In an affidavit, the FBI said Lieber, who led a group focused on nanoscience, had established a research lab in China's central city of Wuhan, apparently without the university's knowledge.

In February of last year, a Senate report described China's influence on the U.S. education system as "effectively a black hole," because universities were failing to report foreign money.

A letter from DOE general counsel Rubinstein to Sen. Rob Portman (R-Ohio), the chairman of the committee which authored the report, said China's Communist Party "invests strategically" in the U.S. education system and that "the public lacks an accurate or complete picture of China's overall spending because nearly 70% of colleges and universities who accepted such donations from China failed to report them." It said Chinese money comes with "strings that can compromise academic freedom."

But blame for this "black hole" should not fall solely on institutions of higher learning, argues the American Council on Education (ACE), which represents hundreds of colleges and universities.

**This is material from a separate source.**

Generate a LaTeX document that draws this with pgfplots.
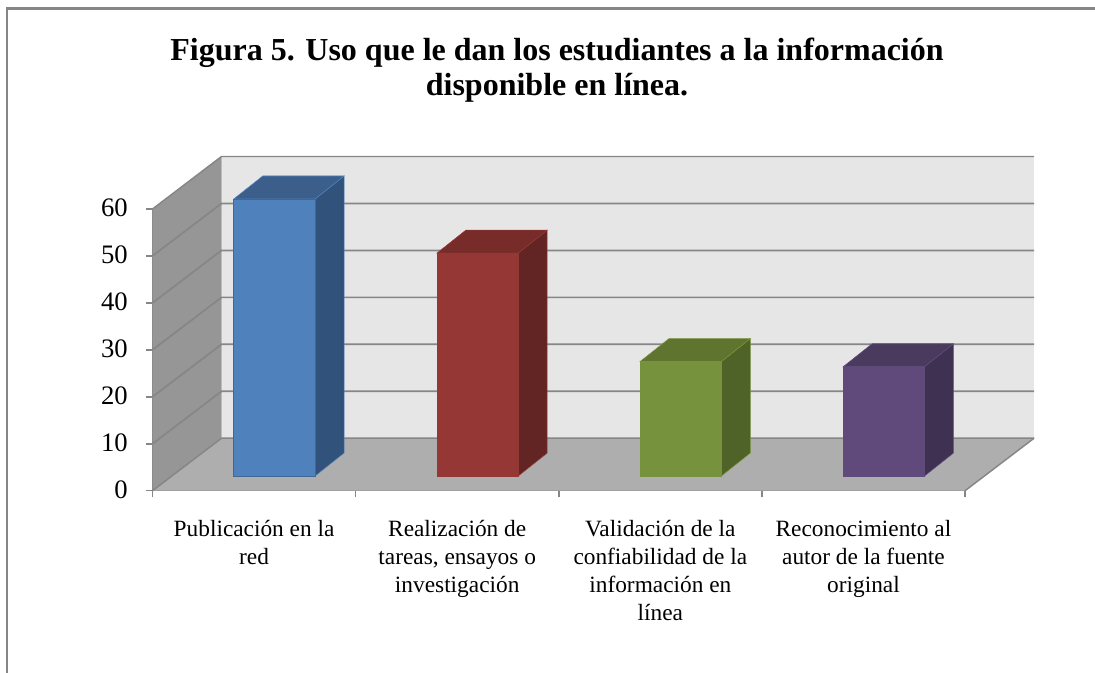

In a July letter to the Education Department, ACE's senior vice president for government relations, Terry W. Hartle, pointed out that, in the more than three decades since Section 117 was added to the Higher Education Act, the provision has been a source of "confusion" for schools, and the department has never made an effort to write clarifying rules.

"Compliance requires a clear, unambiguous understanding of obligations," Hartle wrote. "It is patently unfair to enforce requirements that do not exist in writing."